Alors que la majorité des banques centrales resserrent leur politique monétaire, une différence notable existe en Asie, avec deux grandes banques centrales qui sont embarquées dans une trajectoire différente. La Banque du Japon continuera à contrôler sa courbe des taux en l’absence de pressions inflationnistes, tandis que la Banque Populaire de Chine doit stimuler davantage son économie dans un contexte où la dynamique de croissance a été paralysée par de nouvelles restrictions sanitaires et, dans une moindre mesure, par des taux réels positifs.

2- LE MESSAGE RENVOYÉ PAR LES POLITIQUES ET LA SOCIÉTÉ
Le régime inflationniste actuel et la perte de pouvoir d’achat qui en découle exercent une forte pression sur les gouvernements occidentaux ; ces deux facteurs ont contribué à l’érosion de la popularité de Joe Biden et à une plus grande polarisation politique en France lors des dernières élections. Les gouvernements s’inquiètent logiquement de la montée des tensions sociales qui pourraient conduire à des perturbations comme la France en a fait l’expérience lors du mouvement des gilets jaunes au T4 2018.

Le message général des politiques est la reconnaissance de la nécessité d’augmenter les salaires et de freiner les pressions inflationnistes ; ce dernier point constitue un changement dans la nature du message transmis par les gouvernements aux banques centrales. Jusqu’à récemment, dans le cadre du modèle de «fiscal dominance », les gouvernements pressaient les banques centrales de maintenir des politiques monétaires ultra- accommodantes pour soutenir la croissance et assurer la soutenabilité de la dette par des coûts de refinancement faibles. La nature de la pression des gouvernements sur les banques centrales semble aujourd’hui évoluer.

En effet, les niveaux élevés de croissance du PIB nominal cette année ont peut-être mis de côté la question de la soutenabilité de la dette pour un temps, tandis que la forte préoccupation de l’opinion publique face à l’inflation pousse les gouvernements à agir dans de nombreuses directions : mettre en place des boucliers tarifaires contre les prix de l’énergie, augmenter les salaires minimums et ajuster les retraites, tout en exhortant les banques centrales à lutter contre l’inflation, ce qui revient de fait à appuyer à la fois sur le frein et l’accélérateur.

Le risque est bien entendu que les tensions sociales poussent les gouvernements à rétablir une forme de ré-indexation des salaires et des retraites sur la hausse des prix, qui a été une cause centrale de l’inflation des années 70. Mais implicitement, même s’ils ont besoin de montrer qu’ils luttent contre l’inflation, les gouvernements ont une préférence implicite pour l’inflation qui les aide à contrôler les ratios dette/PIB, même si le passé montre qu’il n’y a pas d’arbitrage durable à ce sujet (dans les années 70 et 80, cela s’est traduit par une dépréciation du franc par rapport au Deutsche Mark).

Cela nous amène à penser que malgré la normalisation en cours, les politiques budgétaires resteront accommodantes, et que les ratios de la dette publique qui sont artificiellement subventionnés par l’inflation (comme indiqué ci-dessus) pourraient refaire surface comme source d’inquiétude lorsque la croissance du PIB nominal diminuera en 2023-2025.

CONCLUSION
Nous pensons que les données macroéconomiques les plus récentes continuent d’alimenter le narratif d’un scénario de stagflation ; tandis que la hausse des prix continue de se diffuser à un plus grand nombre de composantes.

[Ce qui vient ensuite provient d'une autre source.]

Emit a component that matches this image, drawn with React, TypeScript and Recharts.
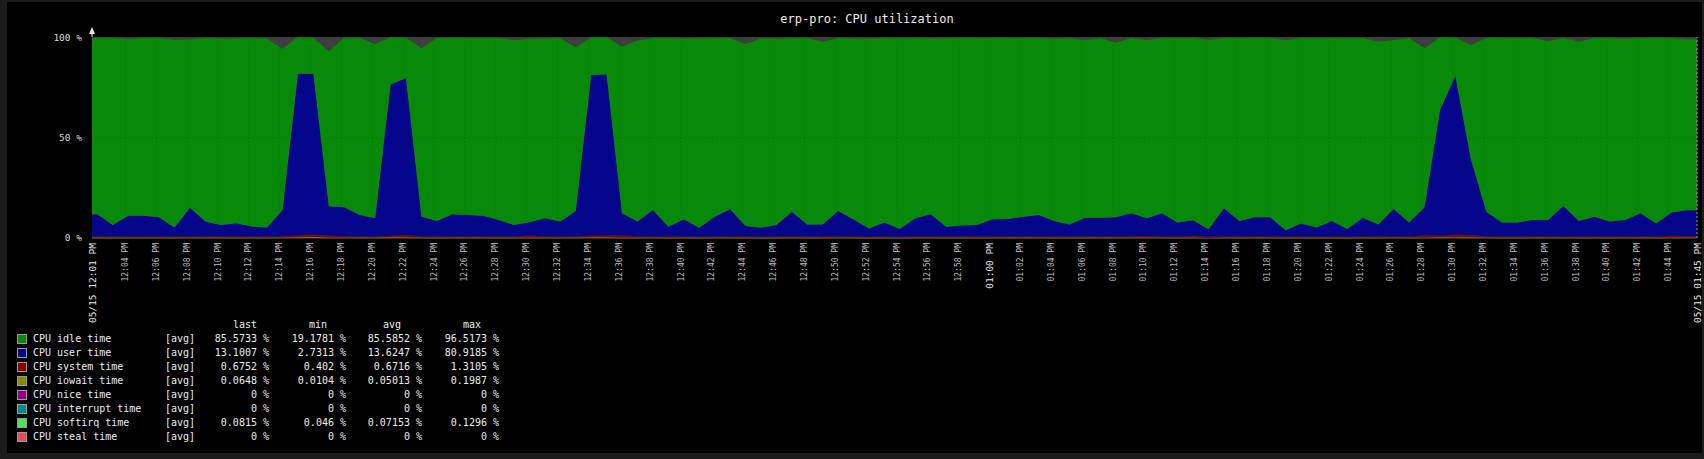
import React from 'react';
import { AreaChart, Area, XAxis, YAxis, CartesianGrid, ReferenceLine } from 'recharts';

// time axis, in minutes after 12:00 PM
const periodStart = 1 + 50 / 60; // 12:01:50 PM
const periodEnd = periodStart + 104; // 01:45:50 PM
const firstSample = 2.18;
const startLabel = '05/15 12:01 PM';
const endLabel = '05/15 01:45 PM';
const tickMinutes = [
  4, 6, 8, 10, 12, 14, 16, 18, 20, 22, 24, 26, 28, 30, 32, 34, 36, 38, 40, 42, 44, 46, 48, 50, 52, 54, 56, 58,
  60, 62, 64, 66, 68, 70, 72, 74, 76, 78, 80, 82, 84, 86, 88, 90, 92, 94, 96, 98, 100, 102, 104,
];
const yTicks = [0, 50, 100];

// one sample per minute (%)
const userTime = [
  11.1, 5.8, 10.4, 10.4, 9.6, 4.5, 14.4, 7.5, 5.8, 6.6,
  5.0, 4.5, 13.2, 81.0, 80.6, 14.6, 14.6, 10.8, 9.1, 75.7,
  78.6, 10.0, 7.8, 11.1, 10.8, 10.4, 8.3, 5.8, 6.6, 9.1,
  7.5, 12.7, 80.3, 80.6, 11.1, 7.5, 13.2, 5.0, 8.6, 4.5,
  9.9, 13.6, 5.3, 4.5, 5.8, 12.4, 6.1, 6.1, 12.7, 8.5,
  4.1, 7.1, 3.8, 9.1, 11.1, 5.0, 5.5, 5.8, 8.6, 8.8,
  9.9, 10.8, 7.8, 6.1, 9.4, 9.4, 9.6, 11.6, 8.8, 11.6,
  7.1, 7.9, 3.8, 14.1, 7.8, 9.6, 9.6, 3.3, 6.6, 4.6,
  7.8, 3.8, 9.4, 6.1, 13.7, 7.1, 14.1, 62.9, 79.5, 38.1,
  12.4, 7.1, 7.1, 8.3, 8.3, 15.2, 7.8, 9.9, 7.5, 8.3,
  11.6, 6.6, 11.6, 13.1,
];
const idleTime = [
  88.2, 93.5, 88.4, 88.9, 89.7, 94.0, 84.1, 91.8, 93.2, 92.4,
  94.3, 94.6, 80.5, 18.3, 18.0, 77.4, 84.7, 88.5, 87.1, 23.6,
  20.1, 84.2, 91.5, 88.2, 88.5, 88.9, 91.0, 92.5, 91.9, 89.9,
  91.8, 81.8, 19.0, 18.7, 83.3, 90.6, 86.1, 94.3, 90.4, 94.8,
  89.4, 85.7, 90.9, 94.8, 93.2, 86.9, 93.2, 91.4, 86.6, 90.5,
  94.9, 92.2, 95.5, 90.2, 87.9, 94.3, 93.8, 93.5, 90.7, 90.5,
  89.4, 88.5, 91.2, 93.2, 88.9, 89.9, 87.3, 87.7, 89.2, 87.7,
  92.2, 91.1, 94.7, 85.2, 91.5, 89.7, 89.7, 95.0, 92.7, 94.7,
  91.5, 95.5, 89.9, 91.4, 84.6, 92.2, 79.6, 36.4, 19.1, 57.1,
  86.9, 92.2, 92.2, 91.0, 89.5, 84.1, 89.7, 89.4, 91.8, 90.5,
  87.7, 92.7, 87.3, 85.5,
];
const systemTime = [
  0.62, 0.6, 0.64, 0.62, 0.63, 0.61, 0.66, 0.62, 0.6, 0.63,
  0.61, 0.62, 0.68, 0.95, 1.3, 1.1, 0.7, 0.64, 0.62, 0.9,
  1.2, 0.66, 0.62, 0.63, 0.61, 0.62, 0.6, 0.61, 1.1, 0.62,
  0.6, 0.66, 0.95, 1.0, 1.2, 0.64, 0.65, 0.6, 0.62, 0.58,
  0.62, 0.66, 0.6, 0.59, 0.61, 0.65, 0.6, 0.61, 0.66, 0.62,
  0.58, 0.61, 0.57, 0.62, 0.64, 0.59, 0.6, 0.6, 0.62, 0.63,
  0.63, 0.64, 0.62, 0.6, 0.62, 0.62, 0.63, 0.64, 0.9, 0.64,
  0.61, 0.9, 0.57, 0.66, 0.61, 0.62, 0.62, 0.56, 0.6, 0.58,
  0.61, 0.57, 0.62, 0.6, 0.66, 0.61, 1.1, 0.95, 1.3, 1.2,
  0.66, 0.61, 0.61, 0.62, 0.62, 0.67, 0.61, 0.63, 0.61, 0.62,
  0.64, 0.6, 1.0, 0.68,
];
const iowaitTime = [
  0.05, 0.04, 0.05, 0.06, 0.05, 0.04, 0.05, 0.05, 0.04, 0.05,
  0.05, 0.04, 0.06, 0.12, 0.19, 0.08, 0.05, 0.05, 0.04, 0.1,
  0.14, 0.05, 0.04, 0.05, 0.05, 0.05, 0.04, 0.05, 0.06, 0.05,
  0.04, 0.05, 0.11, 0.13, 0.06, 0.05, 0.05, 0.04, 0.05, 0.03,
  0.05, 0.05, 0.04, 0.03, 0.04, 0.05, 0.04, 0.04, 0.05, 0.05,
  0.03, 0.04, 0.02, 0.05, 0.05, 0.04, 0.04, 0.04, 0.05, 0.05,
  0.05, 0.05, 0.04, 0.04, 0.05, 0.05, 0.05, 0.05, 0.05, 0.05,
  0.04, 0.05, 0.01, 0.06, 0.04, 0.05, 0.05, 0.02, 0.04, 0.03,
  0.04, 0.02, 0.05, 0.04, 0.06, 0.04, 0.07, 0.12, 0.16, 0.09,
  0.05, 0.04, 0.04, 0.05, 0.05, 0.06, 0.04, 0.05, 0.04, 0.05,
  0.05, 0.04, 0.05, 0.06,
];
const softirqTime = [
  0.07, 0.06, 0.07, 0.08, 0.07, 0.06, 0.08, 0.07, 0.07, 0.06,
  0.07, 0.06, 0.08, 0.12, 0.13, 0.08, 0.08, 0.07, 0.07, 0.11,
  0.12, 0.07, 0.06, 0.07, 0.07, 0.07, 0.06, 0.06, 0.07, 0.07,
  0.06, 0.08, 0.12, 0.12, 0.07, 0.06, 0.08, 0.05, 0.07, 0.05,
  0.07, 0.08, 0.06, 0.05, 0.06, 0.08, 0.06, 0.06, 0.08, 0.07,
  0.05, 0.06, 0.05, 0.07, 0.07, 0.06, 0.06, 0.06, 0.07, 0.07,
  0.07, 0.07, 0.06, 0.06, 0.07, 0.07, 0.07, 0.08, 0.07, 0.08,
  0.06, 0.07, 0.05, 0.08, 0.06, 0.07, 0.07, 0.05, 0.06, 0.05,
  0.06, 0.05, 0.07, 0.06, 0.08, 0.06, 0.08, 0.11, 0.13, 0.1,
  0.08, 0.06, 0.06, 0.07, 0.07, 0.08, 0.06, 0.07, 0.06, 0.07,
  0.08, 0.06, 0.08, 0.08,
];

// legend table
const legendNames = [
  'CPU idle time', 'CPU user time', 'CPU system time', 'CPU iowait time',
  'CPU nice time', 'CPU interrupt time', 'CPU softirq time', 'CPU steal time',
];
const legendColors = ['#088a08', '#06068c', '#8c0000', '#8a8a00', '#8c008c', '#008a8a', '#4ee64e', '#e85050'];
const lastValues = [85.5733, 13.1007, 0.6752, 0.0648, 0, 0, 0.0815, 0];
const minValues = [19.1781, 2.7313, 0.402, 0.0104, 0, 0, 0.046, 0];
const avgValues = [85.5852, 13.6247, 0.6716, 0.05013, 0, 0, 0.07153, 0];
const maxValues = [96.5173, 80.9185, 1.3105, 0.1987, 0, 0, 0.1296, 0];

const sampleAt = (k: number) => ({
  softirq: softirqTime[k],
  iowait: iowaitTime[k],
  system: systemTime[k],
  user: userTime[k],
  idle: idleTime[k],
});

const chartData = [
  { t: periodStart, ...sampleAt(0) },
  ...userTime.map((_, k) => ({ t: firstSample + k, ...sampleAt(k) })),
  { t: periodEnd, ...sampleAt(userTime.length - 1) },
];

const mono = '"DejaVu Sans Mono", "Liberation Mono", monospace';
const pad = (n: number) => String(n).padStart(2, '0');
const formatMinute = (m: number) => `${pad(m < 60 ? 12 : Math.floor(m / 60))}:${pad(Math.round(m) % 60)} PM`;

const TimeTick = (props: any) => {
  const { x, y, payload } = props;
  const v = payload.value;
  const isEdge = v === periodStart || v === periodEnd;
  const big = isEdge || v === 60;
  const label = isEdge ? (v === periodStart ? startLabel : endLabel) : formatMinute(v);
  return (
    <text
      x={x}
      y={y}
      transform={`rotate(-90 ${x} ${y})`}
      textAnchor="end"
      dominantBaseline="central"
      fill={big ? '#e8e8e8' : '#bcbcbc'}
      fontSize={big ? 9.5 : 8}
      fontFamily={mono}
    >
      {label}
    </text>
  );
};

const LegendTable = () => {
  const col = (left: number, width: number, text: string, align: 'left' | 'right' = 'right') => (
    <span style={{ position: 'absolute', left, width, textAlign: align, whiteSpace: 'pre' }}>{text}</span>
  );
  return (
    <div style={{ position: 'absolute', left: 0, top: 318, fontFamily: mono, fontSize: 10, color: '#ececec' }}>
      <div style={{ position: 'relative', height: 14, lineHeight: '14px' }}>
        {col(233, 40, 'last', 'left')}
        {col(309, 40, 'min', 'left')}
        {col(383, 40, 'avg', 'left')}
        {col(463, 40, 'max', 'left')}
      </div>
      {legendNames.map((name, i) => (
        <div key={name} style={{ position: 'relative', height: 14, lineHeight: '14px', width: 520 }}>
          <span
            style={{
              position: 'absolute',
              left: 17,
              top: 2,
              width: 8,
              height: 8,
              background: legendColors[i],
              border: '1px solid #9a9a9a',
            }}
          />
          {col(33, 130, name, 'left')}
          {col(165, 40, '[avg]', 'left')}
          {col(180, 89, `${lastValues[i]} %`)}
          {col(270, 76, `${minValues[i]} %`)}
          {col(340, 82, `${avgValues[i]} %`)}
          {col(420, 79, `${maxValues[i]} %`)}
        </div>
      ))}
    </div>
  );
};

export default function App() {
  return (
    <div style={{ position: 'relative', width: 1704, height: 459, background: '#1c1c1c', overflow: 'hidden' }}>
      <style>{'body{margin:0;background:#1c1c1c}'}</style>
      <div style={{ position: 'absolute', left: 7, top: 2, width: 1695, height: 451, background: '#000' }} />
      <div
        style={{
          position: 'absolute',
          left: 867,
          top: 12,
          transform: 'translateX(-50%)',
          fontFamily: mono,
          fontSize: 12,
          color: '#ececec',
          whiteSpace: 'pre',
        }}
      >
        erp-pro: CPU utilization
      </div>
      <div style={{ position: 'absolute', left: 0, top: 0 }}>
        <AreaChart width={1704} height={340} data={chartData} margin={{ top: 37, right: 7, left: 32, bottom: 0 }}>
          <CartesianGrid fill="#3f3f3f" stroke="none" horizontal={false} vertical={false} />
          <XAxis
            type="number"
            dataKey="t"
            domain={[periodStart, periodEnd]}
            ticks={[periodStart, ...tickMinutes, periodEnd]}
            interval={0}
            allowDataOverflow
            height={102}
            axisLine={false}
            tickLine={false}
            tickSize={0}
            tickMargin={5}
            tick={<TimeTick />}
          />
          <YAxis
            type="number"
            domain={[0, 100]}
            ticks={yTicks}
            width={60}
            axisLine={false}
            tickLine={false}
            tickSize={4}
            tickMargin={6}
            tickFormatter={(v: number) => `${v} %`}
            tick={{ fill: '#d8d8d8', fontSize: 9.5, fontFamily: mono }}
          />
          <Area type="linear" dataKey="softirq" stackId="cpu" fill="#4ee64e" stroke="#4ee64e" strokeWidth={1} isAnimationActive={false} />
          <Area type="linear" dataKey="iowait" stackId="cpu" fill="#8a8a00" stroke="none" isAnimationActive={false} />
          <Area type="linear" dataKey="system" stackId="cpu" fill="#8c0000" stroke="none" fillOpacity={1} isAnimationActive={false} />
          <Area type="linear" dataKey="user" stackId="cpu" fill="#06068c" stroke="none" fillOpacity={1} isAnimationActive={false} />
          <Area type="linear" dataKey="idle" stackId="cpu" fill="#088a08" stroke="none" fillOpacity={1} isAnimationActive={false} />
          {tickMinutes.map((m) => (
            <ReferenceLine key={m} x={m} stroke="#000" strokeOpacity={0.18} strokeDasharray="1 3" />
          ))}
          <ReferenceLine y={50} stroke="#000" strokeOpacity={0.18} strokeDasharray="1 3" />
          <ReferenceLine x={periodEnd} stroke="#9a9a9a" strokeDasharray="2 2" />
        </AreaChart>
      </div>
      <svg style={{ position: 'absolute', left: 0, top: 0 }} width={120} height={40}>
        <polygon points="89,34 95,34 92,27" fill="#e8e8e8" />
        <line x1={92} y1={34} x2={92} y2={37} stroke="#e8e8e8" />
      </svg>
      <LegendTable />
    </div>
  );
}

L’inflation ne ralentit pas significativement, et l’idée que l’inflation de base pourrait descendre vers 2,5 % l’année prochaine est remise en question par la Banque d’Angleterre. Cela met la pression sur les banques centrales pour qu’elles agissent plus vite et plus fort. Dans ce contexte, les investisseurs doivent continuer à privilégier les actifs capables de fournir des rendements supérieurs à l’inflation à moyen terme.

Les actions d’entreprises générant d’importants flux de trésorerie (sur les marchés cotés ou privés) et les dettes d’entreprises en dollars à faible duration en sont des exemples, notamment dans les secteurs qui bénéficient du changement de régime actuel et/ou qui ont un faible endettement. Ce sont ces secteurs qui ont enregistré de bons résultats au premier trimestre. Ceci explique pourquoi nous maintenons notre préférence pour les actions Value et les valeurs de qualité dans ce contexte, au détriment des valeurs de croissance sur lesquelles les investisseurs pourraient vouloir attendre davantage avant d’acheter la correction de ces derniers mois.